I found a preservative that works well for staining and preserving wood on a garden railroad. It is called “Termin-8 H2O Brown” from Jasco and is available at Lowe’s for $15.97 a gallon. It is an EPA registered wood preservative that protects wood from mold, mildew, and insects. It also helps to prevent water damage, warping, and checking. The product is water-based and extremely easy to use. It also imparts a soft brown color to the wood. As an experiment, I cut about 250 scale Fn3 ties from cedar fence boards and dropped them into a plastic container of the preservative for three minutes. I drained the ties on a piece of window screen placed on top of another container, poured the residue back into the bottle, and spread the ties out on a sheet of plywood to air-dry. They came out great. It took less than a pint of the preservative to do this many ties. At this rate, I expect to get enough ties for about 400 feet of track per gallon. I also plan on using this same preservative for all wooden trestle pieces. 
link to product


----------



## SteveF (Jan 2, 2008)

Thanks for the info.


----------



## Greg Elmassian (Jan 3, 2008)

I have also found a really good one that really penetrates and resists sun and the elements:

http://www.superdeck.com/

The "duckback" stain that is oil based. Not cheap, but used it for my outdoor storage cabinets.

Regards, Greg


----------



## imrnjr (Jan 2, 2008)

I use the Jasco Termin-8 Brown on a lot of my trestle work and really like it. The more you dose on the wood the more it looks like it was creosoted. It weathers out to a pale gray over time, but can be reapplied with a spray tank, or brush with little trouble. We have a real problem with desert termites and carpenter ants and I've seen no damage on cedar or white wood treated with the Termin-8.

Mark


----------



## xo18thfa (Jan 2, 2008)

Posted By imrnjr on 05/24/2009 1:27 PM
I use the Jasco Termin-8 Brown on a lot of my trestle work and really like it. The more you dose on the wood the more it looks like it was creosoted. It weathers out to a pale gray over time, but can be reapplied with a spray tank, or brush with little trouble. We have a real problem with desert termites and carpenter ants and I've seen no damage on cedar or white wood treated with the Termin-8.

Mark


Thanks to all for the input on this. I've seen this stuff at Lowe's and wondered about it. 

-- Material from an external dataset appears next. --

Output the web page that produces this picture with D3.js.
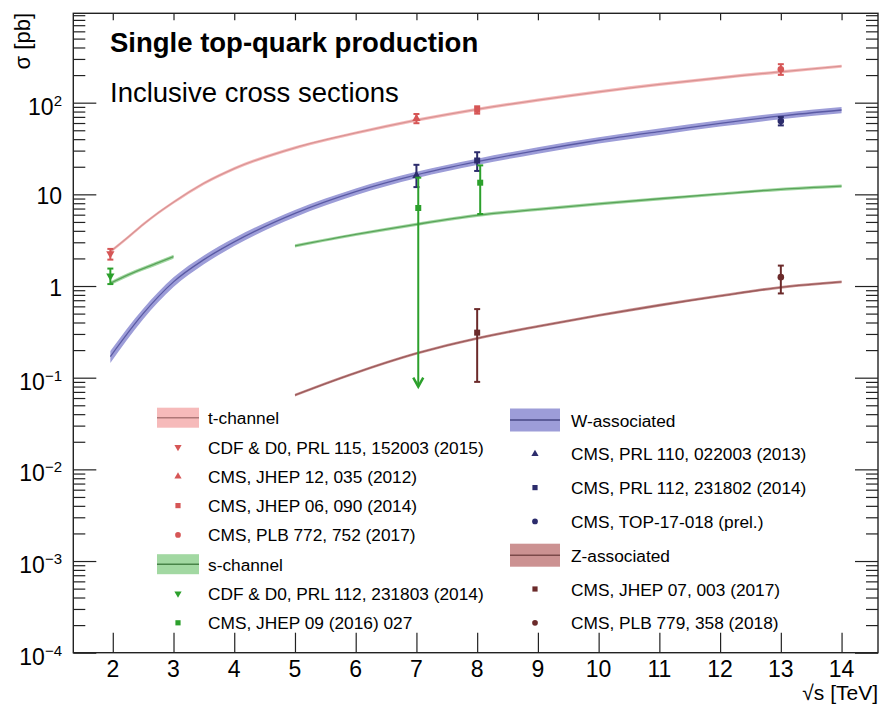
<!DOCTYPE html>
<html>
<head>
<meta charset="utf-8">
<script src="https://cdn.jsdelivr.net/npm/d3@7"></script>
<style>
  body { margin: 0; background: #fff; }
  svg text { font-family: "Liberation Sans", Arial, Helvetica, sans-serif; fill: #000; }
</style>
</head>
<body>
<svg id="chart" width="880" height="714"></svg>
<script>
// ---- Theory predictions: sqrt(s) [TeV] and cross section [pb], relative band half-width ----
const tChanX   = [1.96, 2.25, 2.5, 2.75, 3, 3.5, 4, 5, 6, 7, 8, 9, 10, 11, 12, 13, 14];
const tChanY   = [2.37, 3.4, 4.7, 6.3, 8.2, 13.2, 19.1, 32.2, 46.7, 64.6, 84.7, 106.7, 131.5, 158.5, 187, 217, 250];
const tChanErr = [0.04, 0.04, 0.04, 0.04, 0.04, 0.04, 0.04, 0.04, 0.04, 0.04, 0.04, 0.04, 0.04, 0.04, 0.04, 0.04, 0.04];

const tWX   = [1.96, 2.5, 3, 3.5, 4, 5, 6, 7, 8, 9, 10, 11, 12, 13, 14];
const tWY   = [0.17, 0.5, 1.11, 1.94, 3.03, 6.2, 10.7, 16.3, 22.7, 30.2, 38.9, 48.4, 59.6, 71.6, 83.2];
const tWErr = [0.15, 0.13, 0.12, 0.11, 0.1, 0.09, 0.085, 0.08, 0.08, 0.08, 0.08, 0.08, 0.08, 0.08, 0.08];

const sTevX   = [1.96, 2.25, 2.5, 2.75, 3.0];
const sTevY   = [1.07, 1.32, 1.55, 1.80, 2.09];
const sTevErr = [0.05, 0.05, 0.05, 0.05, 0.05];

const sLhcX   = [5, 6, 7, 8, 9, 10, 11, 12, 13, 14];
const sLhcY   = [2.74, 3.65, 4.71, 5.9, 6.86, 7.87, 8.95, 10.1, 11.35, 12.3];
const sLhcErr = [0.04, 0.04, 0.04, 0.04, 0.04, 0.04, 0.04, 0.04, 0.04, 0.04];

const tZX   = [5, 6, 7, 8, 9, 10, 11, 12, 13, 14];
const tZY   = [0.0647, 0.113, 0.184, 0.269, 0.363, 0.479, 0.617, 0.78, 0.968, 1.11];
const tZErr = [0.035, 0.035, 0.035, 0.035, 0.035, 0.035, 0.035, 0.035, 0.035, 0.035];

// ---- Measurements: sqrt(s), value, +err, -err [pb] ----
const tChanMeas = [
  { x: 1.96, v: 2.25, up: 0.29, dn: 0.31, shape: "down" },
  { x: 7,    v: 67.2, up: 8.0,  dn: 7.5,  shape: "up" },
  { x: 8,    v: 83.6, up: 7.7,  dn: 7.7,  shape: "square" },
  { x: 13,   v: 232,  up: 31,   dn: 31,   shape: "circle" }
];
const sChanMeas = [
  { x: 1.96, v: 1.29, up: 0.26, dn: 0.24, shape: "down" },
  { x: 7.03, v: 7.1,  up: 8.1,  arrowTo: 0.08, shape: "square" },
  { x: 8.05, v: 13.4, up: 7.3,  dn: 7.3,  shape: "square" }
];
const tWMeas = [
  { x: 7,  v: 16,   up: 5,   dn: 4,   shape: "up" },
  { x: 8,  v: 23.4, up: 5.4, dn: 5.4, shape: "square" },
  { x: 13, v: 63.1, up: 6.6, dn: 6.6, shape: "circle" }
];
const tZMeas = [
  { x: 8,  v: 0.31, up: 0.25, dn: 0.22, shape: "square" },
  { x: 13, v: 1.25, up: 0.42, dn: 0.42, shape: "circle" }
];

// ---- Axis ticks ----
const xTicks = [2, 3, 4, 5, 6, 7, 8, 9, 10, 11, 12, 13, 14];
const yMajor = [1e-4, 1e-3, 1e-2, 1e-1, 1, 10, 100];
const yLabelBase = ["10", "10", "10", "10", "1", "10", "10"];
const yLabelExp  = ["\u22124", "\u22123", "\u22122", "\u22121", "", "", "2"];

// ---- Legend text ----
const legendLeft = [
  { kind: "band", series: "t", label: "t-channel" },
  { kind: "mark", series: "t", shape: "down",   label: "CDF & D0, PRL 115, 152003 (2015)" },
  { kind: "mark", series: "t", shape: "up",     label: "CMS, JHEP 12, 035 (2012)" },
  { kind: "mark", series: "t", shape: "square", label: "CMS, JHEP 06, 090 (2014)" },
  { kind: "mark", series: "t", shape: "circle", label: "CMS, PLB 772, 752 (2017)" },
  { kind: "band", series: "s", label: "s-channel" },
  { kind: "mark", series: "s", shape: "down",   label: "CDF & D0, PRL 112, 231803 (2014)" },
  { kind: "mark", series: "s", shape: "square", label: "CMS, JHEP 09 (2016) 027" }
];
const legendRight = [
  { kind: "band", series: "w", label: "W-associated" },
  { kind: "mark", series: "w", shape: "up",     label: "CMS, PRL 110, 022003 (2013)" },
  { kind: "mark", series: "w", shape: "square", label: "CMS, PRL 112, 231802 (2014)" },
  { kind: "mark", series: "w", shape: "circle", label: "CMS, TOP-17-018 (prel.)" },
  { kind: "band", series: "z", label: "Z-associated" },
  { kind: "mark", series: "z", shape: "square", label: "CMS, JHEP 07, 003 (2017)" },
  { kind: "mark", series: "z", shape: "circle", label: "CMS, PLB 779, 358 (2018)" }
];

// ---- Styles per process ----
const style = {
  t: { band: "#f6baba", line: "#d89494", mark: "#d65656" },
  w: { band: "#9d9dd8", line: "#5a5aa4", mark: "#2c2c6c" },
  s: { band: "#a2d8a2", line: "#5aa35a", mark: "#2ca02c" },
  z: { band: "#cc9292", line: "#9a5c5c", mark: "#6b2a2a" }
};

const svg = d3.select("#chart");
const L = 73.3, R = 878, T = 13.3, B = 652.7;

const x = d3.scaleLinear().domain([1.35, 14.6]).range([L, R]);
const y = d3.scaleLog().domain([1e-4, 944]).range([B, T]);

const plot = svg.append("g");

// ---- Theory bands and central lines ----
function drawCurve(xs, ys, errs, key) {
  const pts = xs.map((d, i) => ({ x: d, v: ys[i], e: errs[i] }));
  const area = d3.area()
    .x(d => x(d.x))
    .y0(d => y(d.v * (1 - d.e)))
    .y1(d => y(d.v * (1 + d.e)))
    .curve(d3.curveMonotoneX);
  const line = d3.line()
    .x(d => x(d.x))
    .y(d => y(d.v))
    .curve(d3.curveMonotoneX);
  plot.append("path").attr("d", area(pts)).attr("fill", style[key].band).attr("stroke", "none");
  plot.append("path").attr("d", line(pts)).attr("fill", "none")
    .attr("stroke", style[key].line).attr("stroke-width", 1.3);
}
drawCurve(tChanX, tChanY, tChanErr, "t");
drawCurve(tWX, tWY, tWErr, "w");
drawCurve(sTevX, sTevY, sTevErr, "s");
drawCurve(sLhcX, sLhcY, sLhcErr, "s");
drawCurve(tZX, tZY, tZErr, "z");

// ---- Markers ----
function markerPath(shape, scale) {
  const k = scale || 1;
  if (shape === "square") return d3.symbol(d3.symbolSquare, 36 * k)();
  if (shape === "circle") return d3.symbol(d3.symbolCircle, 34 * k)();
  return d3.symbol(d3.symbolTriangle, 30 * k)();
}
function drawMarker(g, cx, cy, shape, color, scale) {
  g.append("path")
    .attr("d", markerPath(shape, scale))
    .attr("transform", `translate(${cx},${cy})` + (shape === "down" ? " rotate(180)" : ""))
    .attr("fill", color);
}

function drawMeasurements(list, key) {
  const col = style[key].mark;
  const g = plot.append("g");
  list.forEach(d => {
    const cx = x(d.x);
    const yTop = y(d.v + d.up);
    const yBot = d.arrowTo ? y(d.arrowTo) : y(d.v - d.dn);
    g.append("line").attr("x1", cx).attr("x2", cx).attr("y1", yTop).attr("y2", yBot)
      .attr("stroke", col).attr("stroke-width", 2);
    g.append("line").attr("x1", cx - 3).attr("x2", cx + 3).attr("y1", yTop).attr("y2", yTop)
      .attr("stroke", col).attr("stroke-width", 2);
    if (d.arrowTo) {
      g.append("path")
        .attr("d", `M${cx - 5},${yBot - 9} L${cx},${yBot} L${cx + 5},${yBot - 9}`)
        .attr("fill", "none").attr("stroke", col).attr("stroke-width", 2.5)
        .attr("stroke-linejoin", "miter");
    } else {
      g.append("line").attr("x1", cx - 3).attr("x2", cx + 3).attr("y1", yBot).attr("y2", yBot)
        .attr("stroke", col).attr("stroke-width", 2);
    }
    drawMarker(g, cx, y(d.v), d.shape, col, 1);
  });
}
drawMeasurements(tZMeas, "z");
drawMeasurements(tChanMeas, "t");
drawMeasurements(tWMeas, "w");
drawMeasurements(sChanMeas, "s");

// ---- Frame and axes ----
const axisCol = "#222";
const yMinor = [];
for (let e = -4; e <= 2; e++) {
  for (let m = 2; m <= 9; m++) {
    const v = m * Math.pow(10, e);
    if (v < 944) yMinor.push(v);
  }
}

function styleAxis(g) {
  g.select(".domain").remove();
  g.selectAll(".tick line").attr("stroke", axisCol).attr("stroke-width", 1.2);
  g.selectAll(".tick text").remove();
}

svg.append("g").attr("transform", `translate(${L},0)`)
  .call(d3.axisRight(y).tickValues(yMajor).tickSize(23).tickFormat(""))
  .call(styleAxis);
svg.append("g").attr("transform", `translate(${L},0)`)
  .call(d3.axisRight(y).tickValues(yMinor).tickSize(12).tickFormat(""))
  .call(styleAxis);
svg.append("g").attr("transform", `translate(${R},0)`)
  .call(d3.axisLeft(y).tickValues(yMajor).tickSize(23).tickFormat(""))
  .call(styleAxis);
svg.append("g").attr("transform", `translate(${R},0)`)
  .call(d3.axisLeft(y).tickValues(yMinor).tickSize(12).tickFormat(""))
  .call(styleAxis);
svg.append("g").attr("transform", `translate(0,${B})`)
  .call(d3.axisTop(x).tickValues(xTicks).tickSize(20).tickFormat(""))
  .call(styleAxis);
svg.append("g").attr("transform", `translate(0,${T})`)
  .call(d3.axisBottom(x).tickValues(xTicks).tickSize(7).tickFormat(""))
  .call(styleAxis);

svg.append("rect").attr("x", L).attr("y", T).attr("width", R - L).attr("height", B - T)
  .attr("fill", "none").attr("stroke", axisCol).attr("stroke-width", 1.4);

// x tick labels
svg.append("g").selectAll("text").data(xTicks).join("text")
  .attr("x", d => x(d)).attr("y", B + 24)
  .attr("text-anchor", "middle").attr("font-size", 23)
  .text(d => d);

// y tick labels with exponents
const yl = svg.append("g").selectAll("text").data(yMajor).join("text")
  .attr("x", 62).attr("y", d => y(d) + (d >= 1 && d < 100 ? 10 : 12))
  .attr("text-anchor", "end").attr("font-size", 23);
yl.append("tspan").text((d, i) => yLabelBase[i]);
yl.append("tspan").attr("font-size", 15).attr("dy", -9).text((d, i) => yLabelExp[i]);

// axis titles
svg.append("text").attr("x", 878).attr("y", 700).attr("text-anchor", "end")
  .attr("font-size", 21).text("\u221As [TeV]");
svg.append("text").attr("transform", "translate(30,13) rotate(-90)")
  .attr("text-anchor", "end").attr("font-size", 22).text("\u03c3 [pb]");

// titles
svg.append("text").attr("x", 110).attr("y", 52).attr("font-size", 27.5)
  .attr("font-weight", "bold").text("Single top-quark production");
svg.append("text").attr("x", 110).attr("y", 102).attr("font-size", 27.5)
  .text("Inclusive cross sections");

// ---- Legends ----
function drawLegend(entries, opt) {
  const g = svg.append("g");
  entries.forEach((e, i) => {
    const cy = opt.y0 + i * opt.step;
    const st = style[e.series];
    if (e.kind === "band") {
      g.append("rect").attr("x", opt.sx).attr("y", cy - opt.sh / 2)
        .attr("width", opt.sw).attr("height", opt.sh).attr("fill", st.band);
      g.append("line").attr("x1", opt.sx).attr("x2", opt.sx + opt.sw)
        .attr("y1", cy).attr("y2", cy).attr("stroke", d3.color(st.line).darker(0.6)).attr("stroke-width", 1.6);
    } else {
      drawMarker(g, opt.sx + opt.sw / 2, cy, e.shape, st.mark, 0.75);
    }
    g.append("text").attr("x", opt.tx).attr("y", cy + 6.5)
      .attr("font-size", 17.3).text(e.label);
  });
}
drawLegend(legendLeft,  { sx: 157, sw: 42, sh: 20, tx: 208, y0: 417.7, step: 29.3 });
drawLegend(legendRight, { sx: 510, sw: 50, sh: 23, tx: 571, y0: 420,   step: 33.8 });
</script>
</body>
</html>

Do you think it would stand up to full blown thermo-nuclear radiation (high UV sun light) here in Las Vegas?


----------



## Greg Elmassian (Jan 3, 2008)

The stuff I recommended is formulated to resist UV, since it is for staining decks. 

Regards, Greg


----------



## imrnjr (Jan 2, 2008)

The stuff I treated has been out for 2-3 years now. I live in arid west Texas and get about 325 days of full or part sun a year and have no trees shading any of the RR. It appears to be holding up quite well to the UV.

Mark


----------